How this skill works

The skill converts the ElevenLabs OpenAPI spec into an ACSet schema mapping endpoints (TTS, voices, models, history, sound generation) to objects and attributes. Voice selection, model binding, and history entries are represented as typed morphisms; generated audio and metadata are stored in DuckDB for auditing and replay.
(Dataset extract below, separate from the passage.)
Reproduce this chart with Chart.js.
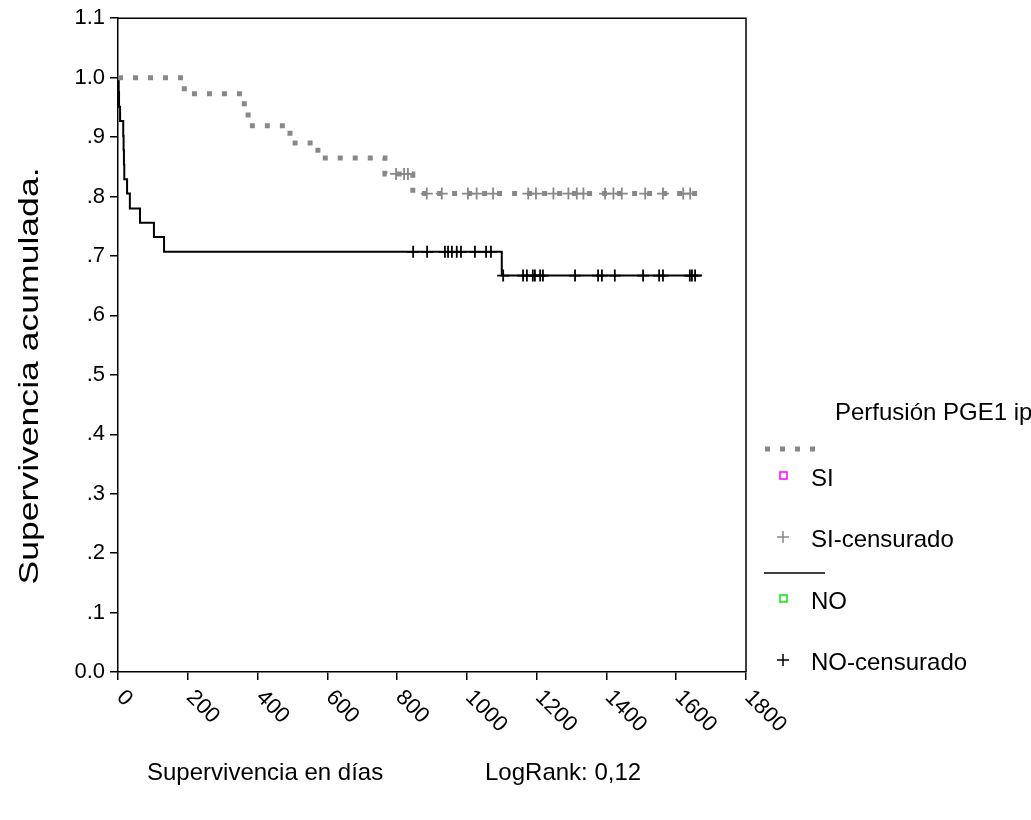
<!DOCTYPE html>
<html>
<head>
<meta charset="utf-8">
<script src="https://cdn.jsdelivr.net/npm/chart.js@4.4.0/dist/chart.umd.min.js"></script>
<style>
  html, body { margin: 0; padding: 0; background: #fff; }
  #wrap { width: 1031px; height: 820px; }
</style>
</head>
<body>
<div id="wrap"><canvas id="km" width="1031" height="820"></canvas></div>
<script>
// Kaplan-Meier, grupo SI (perfusión PGE1 ip)
var siTimes = [0, 190, 362, 373, 493, 573, 765, 845, 1668];
var siSurv  = [1.0, 0.973, 0.946, 0.919, 0.890, 0.865, 0.838, 0.805, 0.805];
var siCensTimes = [797, 820, 831, 885, 928, 1003, 1028, 1075, 1176, 1198, 1248, 1291, 1315, 1334, 1396, 1420, 1444, 1511, 1562, 1620, 1640];
var siCensSurv  = [0.838, 0.838, 0.838, 0.805, 0.805, 0.805, 0.805, 0.805, 0.805, 0.805, 0.805, 0.805, 0.805, 0.805, 0.805, 0.805, 0.805, 0.805, 0.805, 0.805, 0.805];

// grupo NO
var noTimes = [0, 2, 3, 6, 15, 16, 17, 18, 26, 34, 63, 103, 132, 1100, 1674];
var noSurv  = [1.0, 0.976, 0.951, 0.927, 0.902, 0.878, 0.854, 0.829, 0.805, 0.780, 0.756, 0.732, 0.707, 0.667, 0.667];
var noCensTimes = [846, 886, 937, 946, 957, 971, 983, 1023, 1055, 1069, 1104, 1161, 1172, 1189, 1195, 1210, 1218, 1310, 1376, 1387, 1424, 1505, 1551, 1562, 1639, 1645, 1654];
var noCensSurv  = [0.707, 0.707, 0.707, 0.707, 0.707, 0.707, 0.707, 0.707, 0.707, 0.707, 0.667, 0.667, 0.667, 0.667, 0.667, 0.667, 0.667, 0.667, 0.667, 0.667, 0.667, 0.667, 0.667, 0.667, 0.667, 0.667, 0.667];

var xTicks = [0, 200, 400, 600, 800, 1000, 1200, 1400, 1600, 1800];
var yTickLabels = ['0.0', '.1', '.2', '.3', '.4', '.5', '.6', '.7', '.8', '.9', '1.0', '1.1'];

function pts(xs, ys) {
    return xs.map(function (x, i) { return { x: x, y: ys[i] }; });
}

var FONT = '"Liberation Sans", Arial, sans-serif';
var GRAY = '#888888';

// frame, rotated x labels, titles and legend
var extras = {
    id: 'extras',
    afterDraw: function (chart) {
        var ctx = chart.ctx;
        var a = chart.chartArea;
        var xs = chart.scales.x;
        ctx.save();

        ctx.strokeStyle = '#000';
        ctx.lineWidth = 1.5;
        ctx.beginPath();
        ctx.moveTo(a.left, a.top);
        ctx.lineTo(a.right, a.top);
        ctx.lineTo(a.right, a.bottom);
        ctx.stroke();

        ctx.fillStyle = '#000';
        ctx.font = '22px ' + FONT;
        ctx.textAlign = 'left';
        ctx.textBaseline = 'middle';
        xs.ticks.forEach(function (t) {
            var px = xs.getPixelForValue(t.value);
            ctx.save();
            ctx.translate(px + 2, a.bottom + 22);
            ctx.rotate(Math.PI / 4);
            ctx.fillText(String(t.value), 0, 0);
            ctx.restore();
        });

        ctx.font = '24px ' + FONT;
        ctx.fillText('Supervivencia en días', 147, 773);
        ctx.fillText('LogRank: 0,12', 485, 773);

        ctx.save();
        ctx.translate(30, 376);
        ctx.rotate(-Math.PI / 2);
        ctx.scale(1.27, 1);
        ctx.textAlign = 'center';
        ctx.font = '28px ' + FONT;
        ctx.fillText('Supervivencia acumulada.', 0, 0);
        ctx.restore();

        // legend
        ctx.fillText('Perfusión PGE1 ip', 835, 413);

        ctx.save();
        ctx.strokeStyle = GRAY;
        ctx.lineWidth = 5;
        ctx.setLineDash([5, 10]);
        ctx.beginPath();
        ctx.moveTo(765, 449);
        ctx.lineTo(820, 449);
        ctx.stroke();
        ctx.restore();

        ctx.lineWidth = 1.5;
        ctx.strokeStyle = '#ff00ff';
        ctx.strokeRect(780, 472, 7, 7);
        ctx.fillText('SI', 811, 479);

        ctx.strokeStyle = GRAY;
        ctx.beginPath();
        ctx.moveTo(777, 537); ctx.lineTo(789, 537);
        ctx.moveTo(783, 531); ctx.lineTo(783, 543);
        ctx.stroke();
        ctx.fillText('SI-censurado', 811, 540);

        ctx.strokeStyle = '#000';
        ctx.beginPath();
        ctx.moveTo(764, 573); ctx.lineTo(825, 573);
        ctx.stroke();

        ctx.strokeStyle = '#00ee00';
        ctx.strokeRect(780, 595, 7, 7);
        ctx.fillText('NO', 811, 602);

        ctx.strokeStyle = '#000';
        ctx.beginPath();
        ctx.moveTo(777, 660); ctx.lineTo(789, 660);
        ctx.moveTo(783, 654); ctx.lineTo(783, 666);
        ctx.stroke();
        ctx.fillText('NO-censurado', 811, 663);

        ctx.restore();
    }
};

new Chart(document.getElementById('km'), {
    type: 'line',
    data: {
        datasets: [
            {
                label: 'SI',
                data: pts(siTimes, siSurv),
                stepped: 'before',
                borderColor: GRAY,
                borderWidth: 5,
                borderDash: [5, 10],
                borderCapStyle: 'butt',
                pointRadius: 0,
                fill: false
            },
            {
                label: 'SI-censurado',
                data: pts(siCensTimes, siCensSurv),
                showLine: false,
                pointStyle: 'cross',
                pointRadius: 6,
                borderColor: GRAY,
                borderWidth: 1.8
            },
            {
                label: 'NO',
                data: pts(noTimes, noSurv),
                stepped: 'before',
                borderColor: '#000',
                borderWidth: 2,
                pointRadius: 0,
                fill: false
            },
            {
                label: 'NO-censurado',
                data: pts(noCensTimes, noCensSurv),
                showLine: false,
                pointStyle: 'cross',
                pointRadius: 6,
                borderColor: '#000',
                borderWidth: 1.8
            }
        ]
    },
    options: {
        responsive: false,
        animation: false,
        layout: { padding: { top: 16, right: 285, bottom: 0, left: 0 } },
        plugins: {
            legend: { display: false },
            tooltip: { enabled: false }
        },
        scales: {
            x: {
                type: 'linear',
                min: 0,
                max: 1800,
                afterBuildTicks: function (scale) {
                    scale.ticks = xTicks.map(function (v) { return { value: v }; });
                },
                afterFit: function (scale) { scale.height = 148; },
                grid: { drawOnChartArea: false, drawTicks: true, tickLength: 8, color: '#000', lineWidth: 1.5 },
                border: { display: true, color: '#000', width: 1.5 },
                ticks: { display: false }
            },
            y: {
                min: 0,
                max: 1.1,
                afterFit: function (scale) { scale.width = 118; },
                grid: { drawOnChartArea: false, drawTicks: true, tickLength: 8, color: '#000', lineWidth: 1.5 },
                border: { display: true, color: '#000', width: 1.5 },
                ticks: {
                    stepSize: 0.1,
                    padding: 5,
                    color: '#000',
                    font: { family: FONT, size: 22 },
                    callback: function (v, i) { return yTickLabels[i]; }
                }
            }
        }
    },
    plugins: [extras]
});
</script>
</body>
</html>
A preconfigured phone agent profile and command-line helpers provide ready-to-run integration.

When to use it

You need deterministic, schema-driven voice synthesis integrated into a categorical data pipeline.
You want to audit or replay TTS output with structured metadata persisted in DuckDB.
You need a production-ready phone agent or telephony voice endpoint backed by ElevenLabs.
You want to map voices and models into typed identities for downstream automation.
You require a unified interface for ElevenLabs features: TTS, voice cloning, isolation, and effects.

Best practices

Store ELEVENLABS_API_KEY in environment variables and avoid embedding keys in code.
Persist TTS requests and audio blobs to DuckDB to enable reproducible workflows and analytics.
Use voice and model IDs from the ACSet schema to ensure consistent selection across runs.
Enable debug only for short sessions; keep production stability and similarity_boost tuned per agent.
Version the ACSet schema when adding attributes or morphisms to preserve compatibility.

Example use cases

Create a phone agent that answers calls with a deterministic ElevenLabs voice and logs audio to DuckDB.
Batch-generate narrated audio for articles using model and voice morphisms, then replay history items.
Integrate sound effects and audio isolation into a media pipeline while tracking provenance in the ACSet.
Design voice identities with color-coding and attributes for multi-voice applications or character casting.
Run an MCP server to expose TTS, voice design, and isolation tools to other services.

FAQ

How do I initialize the ACSet with my API key?

Set ELEVENLABS_API_KEY in your environment, then call the provided create_elevenlabs_acset initializer which reads the key and constructs the schema mappings.

Where is generated audio stored?

Audio bytes and metadata are persisted as HistoryItem entries in DuckDB by default; you can configure ELEVENLABS_OUTPUT_DIR for alternate export locations.